— Start Material provided —
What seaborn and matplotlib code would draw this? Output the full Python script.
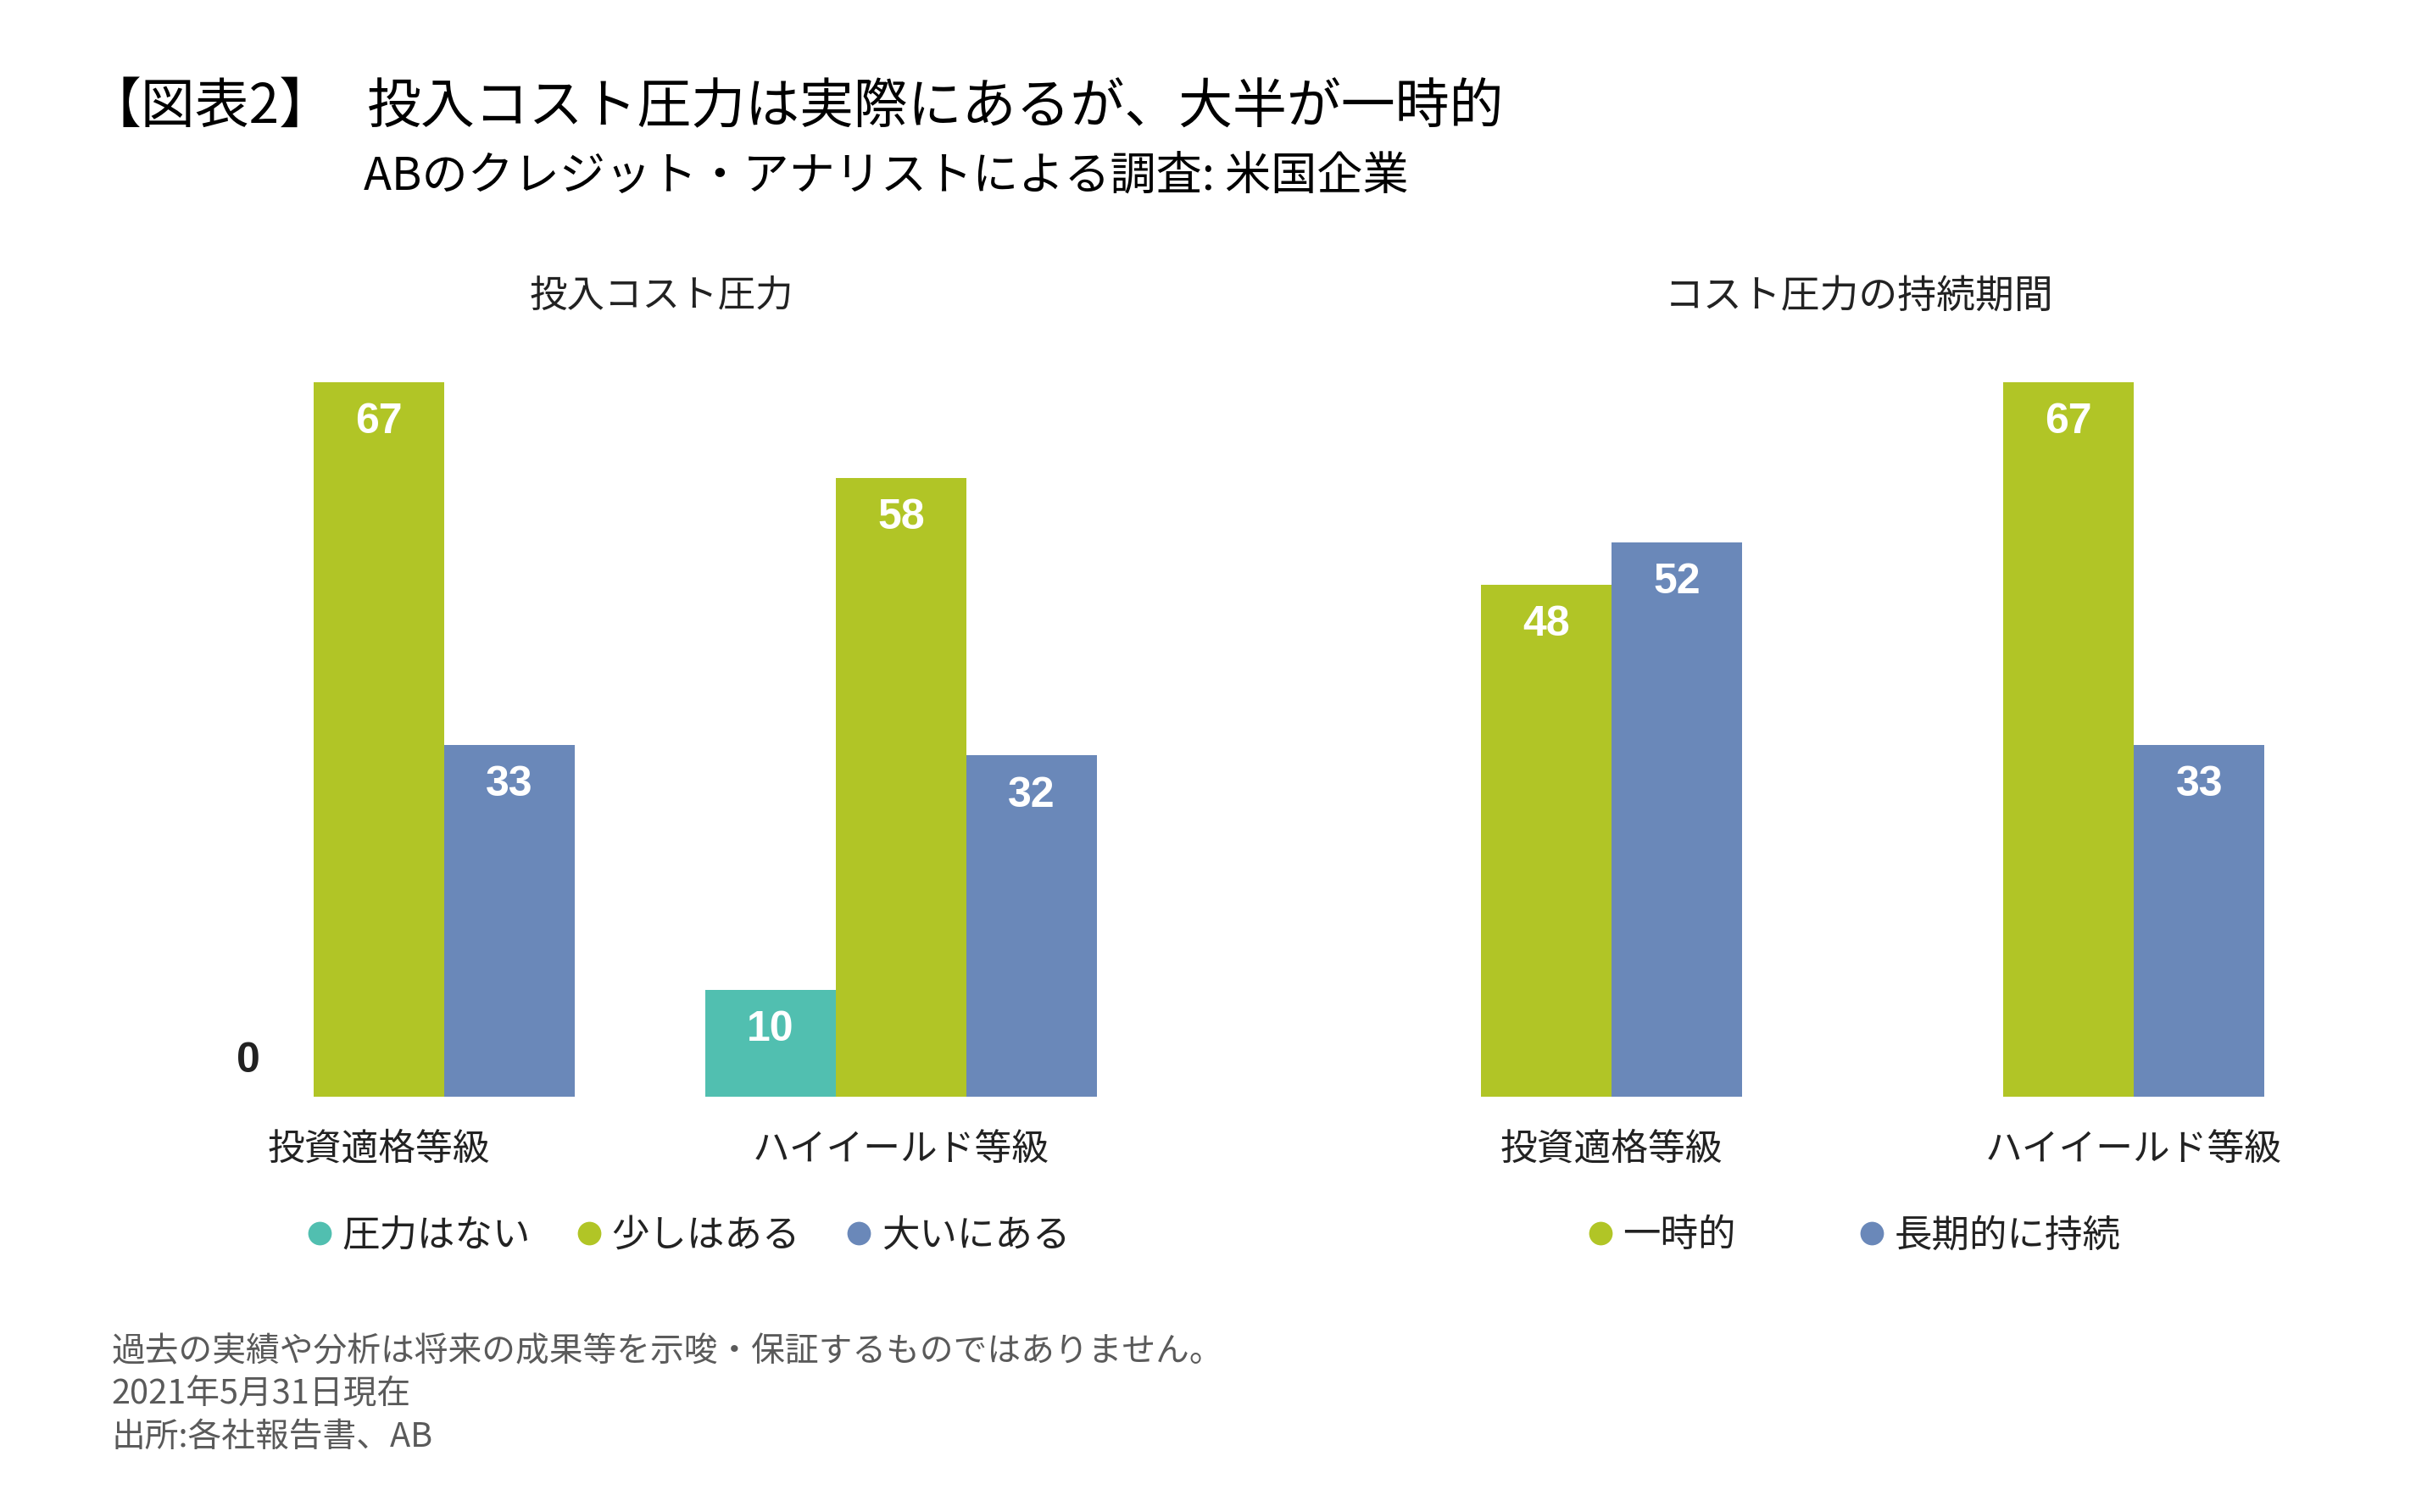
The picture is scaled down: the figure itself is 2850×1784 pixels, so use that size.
import matplotlib
matplotlib.use("Agg")
import matplotlib.pyplot as plt
from matplotlib.lines import Line2D
import seaborn as sns
import pandas as pd

# ---- data ----
left_categories = ["投資適格等級", "ハイイールド等級"]
left_series = ["圧力はない", "少しはある", "大いにある"]
no_pressure = [0, 10]
some_pressure = [67, 58]
great_pressure = [33, 32]

right_categories = ["投資適格等級", "ハイイールド等級"]
right_series = ["一時的", "長期的に持続"]
temporary = [48, 67]
persistent = [52, 33]

left_title = "投入コスト圧力"
right_title = "コスト圧力の持続期間"
title_tag = "【図表2】"
title_main = "投入コスト圧力は実際にあるが、大半が一時的"
subtitle = "ABのクレジット・アナリストによる調査: 米国企業"
footnotes = ["過去の実績や分析は将来の成果等を示唆・保証するものではありません。",
             "2021年5月31日現在",
             "出所:各社報告書、AB"]

TEAL = "#51BFB0"
GREEN = "#B1C526"
BLUE = "#6A88B9"
DARK = "#222222"

sns.set_theme(style="white")
plt.rcParams['font.family'] = ['Noto Sans CJK JP', 'DejaVu Sans']

left_df = pd.DataFrame({
    "cat": left_categories * 3,
    "series": [s for s in left_series for _ in left_categories],
    "val": no_pressure + some_pressure + great_pressure,
})
right_df = pd.DataFrame({
    "cat": right_categories * 2,
    "series": [s for s in right_series for _ in right_categories],
    "val": temporary + persistent,
})

fig = plt.figure(figsize=(28.5, 17.84), dpi=100)
axL = fig.add_axes([0.0488, 0.2746, 0.4323, 0.5292])
axR = fig.add_axes([0.559, 0.2746, 0.4323, 0.5292])

sns.barplot(data=left_df, x="cat", y="val", hue="series", hue_order=left_series,
            order=left_categories, palette=[TEAL, GREEN, BLUE], width=0.75,
            saturation=1, ax=axL, legend=False, linewidth=0, errorbar=None)
sns.barplot(data=right_df, x="cat", y="val", hue="series", hue_order=right_series,
            order=right_categories, palette=[GREEN, BLUE], width=0.5,
            saturation=1, ax=axR, legend=False, linewidth=0, errorbar=None)

for ax in (axL, axR):
    ax.set_xlim(-0.5, 1.5)
    ax.set_ylim(0, 75)
    ax.set_xlabel("")
    ax.set_ylabel("")
    ax.set_yticks([])
    for s in ax.spines.values():
        s.set_visible(False)
    ax.tick_params(axis="x", length=0, pad=28, labelsize=31.5, colors=DARK)
    for c in ax.containers:
        for bar in c:
            h = bar.get_height()
            x = bar.get_x() + bar.get_width() / 2
            if h > 0:
                ax.annotate(f"{h:.0f}", (x, h), xytext=(0, -34), textcoords="offset points",
                            ha="center", va="center", fontsize=36, fontweight="bold",
                            color="white", family="Liberation Sans")
            else:
                ax.annotate(f"{h:.0f}", (x, h), xytext=(0, 30), textcoords="offset points",
                            ha="center", va="center", fontsize=36, fontweight="bold",
                            color=DARK, family="Liberation Sans")

# titles
fig.text(0.2739, 0.8044, left_title, ha="center", va="center", fontsize=32, color=DARK)
fig.text(0.7695, 0.8044, right_title, ha="center", va="center", fontsize=33, color=DARK)
fig.text(0.036, 0.9290, title_tag, ha="left", va="center", fontsize=46, color="black")
fig.text(0.1518, 0.9290, title_main, ha="left", va="center", fontsize=46, color="black")
fig.text(0.1505, 0.8825, subtitle, ha="left", va="center", fontsize=39, color="black")

for i, line in enumerate(footnotes):
    fig.text(0.046, 0.1060 - i * 0.0282, line, ha="left", va="center", fontsize=28.6, color="#5a5a5a")

# legends
def handles(colors, labels):
    return [Line2D([0], [0], marker="o", linestyle="", markersize=20,
                   markerfacecolor=c, markeredgewidth=0, label=l) for c, l in zip(colors, labels)]

legL = fig.legend(handles=handles([TEAL, GREEN, BLUE], left_series), loc="center",
                  bbox_to_anchor=(0.2845, 0.1832), ncol=3, frameon=False, fontsize=32,
                  handlelength=0.8, handletextpad=0.2, columnspacing=1.15, labelcolor=DARK)
legR = fig.legend(handles=handles([GREEN, BLUE], right_series), loc="center",
                  bbox_to_anchor=(0.767, 0.1832), ncol=2, frameon=False, fontsize=32,
                  handlelength=0.8, handletextpad=0.2, columnspacing=3.2, labelcolor=DARK)

fig.savefig("out.png", dpi=100, facecolor="white")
— End Material provided —
Reproduce exactly the lines from the line with "The picture is" to the line with "great_pressure = [33, 32]", both end lines included.

*Exercise result*
The picture is scaled down: the figure itself is 2850×1784 pixels, so use that size.
import matplotlib
matplotlib.use("Agg")
import matplotlib.pyplot as plt
from matplotlib.lines import Line2D
import seaborn as sns
import pandas as pd

# ---- data ----
left_categories = ["投資適格等級", "ハイイールド等級"]
left_series = ["圧力はない", "少しはある", "大いにある"]
no_pressure = [0, 10]
some_pressure = [67, 58]
great_pressure = [33, 32]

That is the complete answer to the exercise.